In 1960, Lapham went to New York, spent two years at the Herald Tribune and six months at a magazine called USA1 before it folded, became a contract writer for the Saturday Evening Post (it folded), then a contract writer for Life (it folded) and finally in 1971 a contract writer for Harper’s under the editorship of Willie Morris.

In 1976, after a galvanizing run and then some office politics, Morris quit, taking with him the entire staff except for Lapham and the art director.

“On Monday I was a writer, on Tuesday I was managing editor. There was literally no one else in the office.”

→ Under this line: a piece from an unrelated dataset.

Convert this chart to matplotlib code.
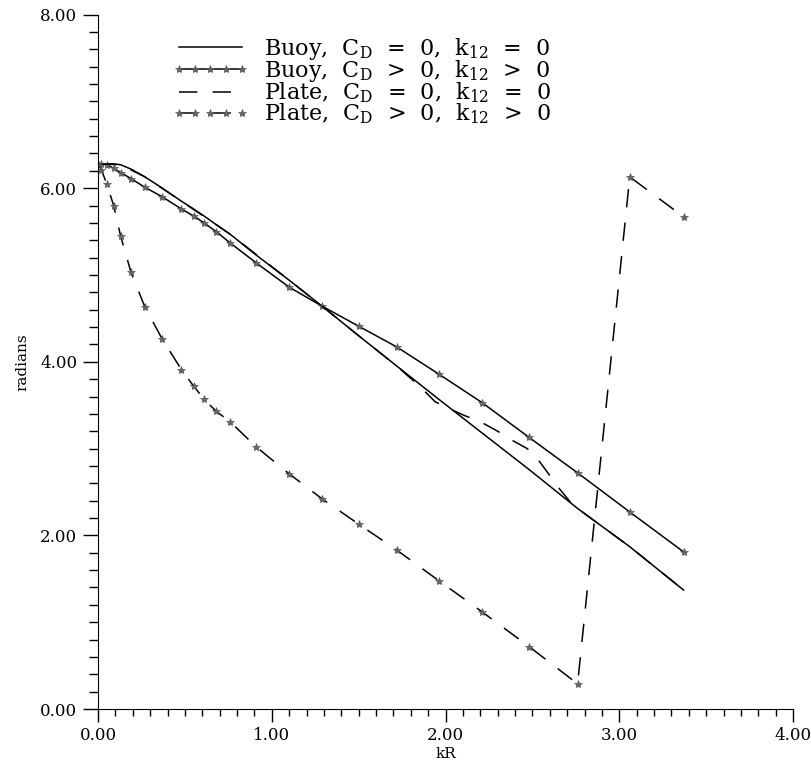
import matplotlib
matplotlib.use("Agg")
import matplotlib.pyplot as plt
from matplotlib.ticker import MultipleLocator, FormatStrFormatter

plt.rcParams['font.family'] = ['DejaVu Serif']
plt.rcParams['mathtext.fontset'] = 'dejavuserif'

# kR grid shared by the C_D > 0 runs
kr = [0.0, 0.02, 0.05, 0.09, 0.13, 0.19, 0.27, 0.37, 0.48, 0.55, 0.61, 0.68,
      0.76, 0.91, 1.10, 1.29, 1.50, 1.72, 1.96, 2.21, 2.48, 2.76, 3.06, 3.37]

# Buoy, C_D = 0, k12 = 0 (solid)
buoy_0 = [6.28, 6.28, 6.28, 6.28, 6.27, 6.22, 6.13, 6.00, 5.85, 5.76, 5.68, 5.58,
          5.47, 5.23, 4.94, 4.64, 4.30, 3.95, 3.57, 3.18, 2.76, 2.31, 1.87, 1.37]

# Buoy, C_D > 0, k12 > 0 (solid + stars)
buoy_d = [6.28, 6.28, 6.27, 6.23, 6.18, 6.11, 6.01, 5.90, 5.76, 5.68, 5.60, 5.50,
          5.37, 5.14, 4.86, 4.64, 4.41, 4.17, 3.86, 3.53, 3.13, 2.72, 2.27, 1.81]

# Plate, C_D > 0, k12 > 0 (dashed + stars)
plate_d = [6.28, 6.21, 6.05, 5.80, 5.45, 5.03, 4.63, 4.26, 3.91, 3.72, 3.57, 3.43,
           3.31, 3.02, 2.71, 2.42, 2.13, 1.83, 1.48, 1.12, 0.72, 0.29, 6.13, 5.67]

# Plate, C_D = 0, k12 = 0 (dashed)
kr_p0 = [0.0, 0.13, 0.27, 0.48, 0.76, 1.10, 1.29, 1.50, 1.72, 1.81, 1.88, 1.94,
         2.01, 2.11, 2.20, 2.30, 2.37, 2.47, 2.53, 2.60, 2.65, 2.72, 2.76, 3.06, 3.37]
plate_0 = [6.28, 6.27, 6.13, 5.85, 5.47, 4.94, 4.64, 4.30, 3.95, 3.79, 3.66, 3.54,
           3.47, 3.38, 3.31, 3.20, 3.11, 3.00, 2.88, 2.69, 2.55, 2.38, 2.31, 1.87, 1.37]

labels = [r"Buoy,  C$_\mathrm{D}$  =  0,  k$_{12}$  =  0",
          r"Buoy,  C$_\mathrm{D}$  >  0,  k$_{12}$  >  0",
          r"Plate,  C$_\mathrm{D}$  =  0,  k$_{12}$  =  0",
          r"Plate,  C$_\mathrm{D}$  >  0,  k$_{12}$  >  0"]

fig = plt.figure(figsize=(8.12, 7.66), dpi=100)
ax = fig.add_axes([0.1207, 0.0744, 0.856, 0.9066])

star = dict(marker='*', markersize=6, markerfacecolor='#666666',
            markeredgecolor='#555555', markeredgewidth=0.5)

ax.plot(kr, buoy_0, color='black', lw=1.1, label=labels[0])
ax.plot(kr, buoy_d, color='black', lw=1.1, label=labels[1], **star)
ax.plot(kr_p0, plate_0, color='black', lw=1.1, dashes=(12, 10), label=labels[2])
ax.plot(kr, plate_d, color='black', lw=1.1, dashes=(12, 10), label=labels[3], **star)

ax.set_xlim(0, 4)
ax.set_ylim(0, 8)
ax.xaxis.set_major_locator(MultipleLocator(1))
ax.xaxis.set_minor_locator(MultipleLocator(0.1))
ax.yaxis.set_major_locator(MultipleLocator(2))
ax.yaxis.set_minor_locator(MultipleLocator(0.2))
ax.xaxis.set_major_formatter(FormatStrFormatter('%.2f'))
ax.yaxis.set_major_formatter(FormatStrFormatter('%.2f'))

ax.spines['top'].set_visible(False)
ax.spines['right'].set_visible(False)
ax.tick_params(axis='x', which='major', length=9, width=1, labelsize=12, pad=4)
ax.tick_params(axis='x', which='minor', length=5, width=1)
ax.tick_params(axis='y', which='major', length=11, width=1, labelsize=12, pad=4)
ax.tick_params(axis='y', which='minor', length=6.5, width=1)

ax.set_xlabel('kR', fontsize=11, labelpad=2)
ax.set_ylabel('radians', fontsize=11, labelpad=8)

ax.legend(loc='upper left', bbox_to_anchor=(0.077, 1.0), frameon=False,
          fontsize=16, handlelength=3.4, handletextpad=0.7, labelspacing=-0.16,
          numpoints=5, borderaxespad=0.55)

fig.savefig('out.png', dpi=100)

The magazine was rescued in 1980 by John R. MacArthur, of the genius-awards family, its current publisher. In 1981, Lapham was fired by a board of 13 trustees who thought he was too critical of American society (“Boosters,” Lapham calls them). After two years, he rejoined on the condition that be allowed to redesign the magazine.

In 1984, the new issue appeared with Lapham’s imprimatur. The new Harper’s was cleaner looking and easier to read. Lapham added the much-imitated Harper’s Index, a compendium of odd facts and figures, a Readings section of eclectic excerpts, and a variety of forms in which to present information.

Advertisement

“It’s like a sonnet,” he says. “Once you have the form, you can be very creative within it--it’s much easier than free verse.” Readers liked the redesign: Harper’s’ circulation jumped from 120,000 to 220,000, where it has stayed at last count.

What makes a good essay?

“It is,” he says, “a kind of adventure story. A writer starts out, in the Montaigne sense, in an attempt to discover something. If it’s good, the writer doesn’t know where it will go. Sometimes it’s brilliant, sometimes it’s a miserable failure. There is a sense of an attempt to come to terms with an idea or with the nature of one’s experience, of making connections, of insight. The end result is the ‘Aha!’ phenomenon.” Right now, Lapham is eagerly awaiting a piece on bees from Susan Morrow.

“Bees are under pressure at the moment,” he says, “because of a mite that threatens the bee population on the East Coast. If you don’t have bees, you don’t have fruit. They have to be cared for!” (This might be the quintessential Harper’s essay.)

Besides outstanding science writing, the magazine in recent years has focused a lot on Washington dysfunction, the overselling of technology, and fissures in the global economy. Star writers include David Foster Wallace, Barry Lopez, Sallie Tisdale, Annie Dillard and David Guterson.

Lapham himself contributes a gloomy column, an elegant rant on the stupidities of the ruling class. These pieces have just been collected in a book, “Waiting for the Barbarians” (Verso, 1998).

*

Lapham has been accused of being an upper-class radical, which, of course, he denies.

“I don’t even think of myself as being particularly radical, but I do hold the old notion that if you’re going to be in this business, even at this level--I mean it’s not the front lines like the newspapers--you’re not supposed to become part of the system. I mean, if you do your job right, only two people show up at your funeral.”

Advertisement

He looks through squarish black-rimmed glasses over an extremely cluttered desk in his office at the magazine.

“I try not to let my associations get in the way, and I’m naturally suspicious of the American ruling or governing class. If anybody wrecks the country, it will be them, am I right? It is their vanity, stupidity, greed and shortsightedness that sooner or later gets us all in trouble. So I may not be the person one thinks of when pulling together a small dinner party for important politicians,” he says gleefully.

“I’ve never gotten used to New York,” he insists, raising his voice above all the spring fervor. “I think the California landscape is the real one and New York is a stage set. There’s something overdone and stagey about a New England spring.” A wheezy laugh. “My feelings for California are genuinely affectionate, but New York is where the action is.”

He makes an intriguing comparison.

“Around six years ago, I didn’t have a good writer in Los Angeles, so I made a concerted effort to read the LA Weekly, the Los Angeles Times Magazine and a few others. I found six writers whose writing I liked, and I flew out there and asked them to dinner in Brentwood. What astonished me was that none of them knew each other! That never could happen in New York! If I didn’t know X, I would most certainly know his girlfriend!”

On the wall behind his desk are pictures of his three children with his wife, Joan. Andrew, his oldest son, is 25 and working in the financial world.

“Andrew wants to make a large fortune. He does so with my blessing. The Wall Street job is often the job of a writer. Andrew writes leveraged buyouts, 17-page manuscripts worth $270 million. Even Norman Mailer doesn’t get those rates!”

Advertisement

It’s Lapham, the merry provocateur. As he explained to the Columbia students: “If you look at American magazines in the ‘20s and ‘30s, there was a sense of humor and self-deprecation that disappeared after the war. Once we became an imperial nation, all the insufferable Harvard/Princeton types in the State Department became way too self-important. There’s a sense of desperation in society now. We must ask what will generate or prompt a desire for authenticity?

“Perhaps a nice bracing recession,” he growls, badly in need of a cigarette.